──────── DATA PROVIDED

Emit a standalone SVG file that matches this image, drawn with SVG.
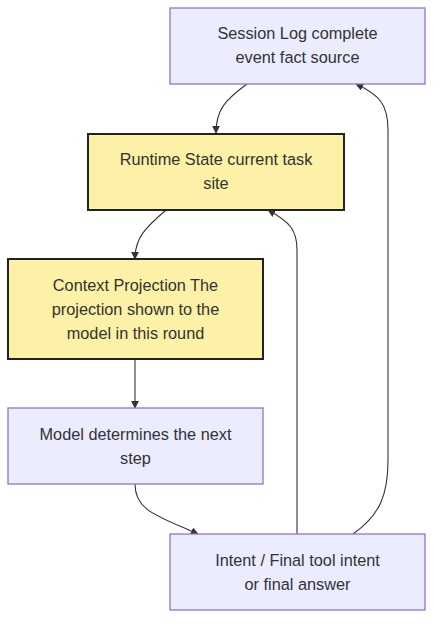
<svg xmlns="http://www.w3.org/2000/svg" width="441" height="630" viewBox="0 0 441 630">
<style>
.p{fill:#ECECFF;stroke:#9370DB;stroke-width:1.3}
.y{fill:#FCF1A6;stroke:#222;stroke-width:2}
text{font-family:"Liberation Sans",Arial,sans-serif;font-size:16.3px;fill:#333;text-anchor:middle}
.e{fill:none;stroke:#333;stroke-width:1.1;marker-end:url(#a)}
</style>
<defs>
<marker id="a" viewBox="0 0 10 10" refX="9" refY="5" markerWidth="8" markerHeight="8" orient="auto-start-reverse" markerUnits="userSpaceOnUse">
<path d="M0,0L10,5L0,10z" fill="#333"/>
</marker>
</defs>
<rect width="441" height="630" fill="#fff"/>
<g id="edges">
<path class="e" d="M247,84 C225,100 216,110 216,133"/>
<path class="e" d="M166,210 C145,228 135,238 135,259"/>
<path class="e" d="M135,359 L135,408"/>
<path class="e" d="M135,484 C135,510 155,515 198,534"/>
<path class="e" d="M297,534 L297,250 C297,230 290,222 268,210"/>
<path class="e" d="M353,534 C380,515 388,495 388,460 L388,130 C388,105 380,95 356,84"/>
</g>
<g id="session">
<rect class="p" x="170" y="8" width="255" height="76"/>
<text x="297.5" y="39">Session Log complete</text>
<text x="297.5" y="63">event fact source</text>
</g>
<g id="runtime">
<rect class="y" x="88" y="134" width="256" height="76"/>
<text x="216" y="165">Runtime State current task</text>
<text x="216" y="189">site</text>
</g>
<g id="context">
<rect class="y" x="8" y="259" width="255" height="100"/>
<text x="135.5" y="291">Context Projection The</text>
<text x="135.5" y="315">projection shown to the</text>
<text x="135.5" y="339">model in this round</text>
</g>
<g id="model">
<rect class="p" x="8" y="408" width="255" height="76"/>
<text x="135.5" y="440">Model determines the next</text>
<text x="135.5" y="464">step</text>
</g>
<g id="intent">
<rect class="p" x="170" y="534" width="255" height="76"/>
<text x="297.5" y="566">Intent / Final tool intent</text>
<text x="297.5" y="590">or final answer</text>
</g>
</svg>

────────────────

PROBLEM:
Print out the material word for word, omitting the pictures.

TASK ANSWER:
Emit a standalone SVG file that matches this image, drawn with SVG.
<svg xmlns="http://www.w3.org/2000/svg" width="441" height="630" viewBox="0 0 441 630">
<style>
.p{fill:#ECECFF;stroke:#9370DB;stroke-width:1.3}
.y{fill:#FCF1A6;stroke:#222;stroke-width:2}
text{font-family:"Liberation Sans",Arial,sans-serif;font-size:16.3px;fill:#333;text-anchor:middle}
.e{fill:none;stroke:#333;stroke-width:1.1;marker-end:url(#a)}
</style>
<defs>
<marker id="a" viewBox="0 0 10 10" refX="9" refY="5" markerWidth="8" markerHeight="8" orient="auto-start-reverse" markerUnits="userSpaceOnUse">
<path d="M0,0L10,5L0,10z" fill="#333"/>
</marker>
</defs>
<rect width="441" height="630" fill="#fff"/>
<g id="edges">
<path class="e" d="M247,84 C225,100 216,110 216,133"/>
<path class="e" d="M166,210 C145,228 135,238 135,259"/>
<path class="e" d="M135,359 L135,408"/>
<path class="e" d="M135,484 C135,510 155,515 198,534"/>
<path class="e" d="M297,534 L297,250 C297,230 290,222 268,210"/>
<path class="e" d="M353,534 C380,515 388,495 388,460 L388,130 C388,105 380,95 356,84"/>
</g>
<g id="session">
<rect class="p" x="170" y="8" width="255" height="76"/>
<text x="297.5" y="39">Session Log complete</text>
<text x="297.5" y="63">event fact source</text>
</g>
<g id="runtime">
<rect class="y" x="88" y="134" width="256" height="76"/>
<text x="216" y="165">Runtime State current task</text>
<text x="216" y="189">site</text>
</g>
<g id="context">
<rect class="y" x="8" y="259" width="255" height="100"/>
<text x="135.5" y="291">Context Projection The</text>
<text x="135.5" y="315">projection shown to the</text>
<text x="135.5" y="339">model in this round</text>
</g>
<g id="model">
<rect class="p" x="8" y="408" width="255" height="76"/>
<text x="135.5" y="440">Model determines the next</text>
<text x="135.5" y="464">step</text>
</g>
<g id="intent">
<rect class="p" x="170" y="534" width="255" height="76"/>
<text x="297.5" y="566">Intent / Final tool intent</text>
<text x="297.5" y="590">or final answer</text>
</g>
</svg>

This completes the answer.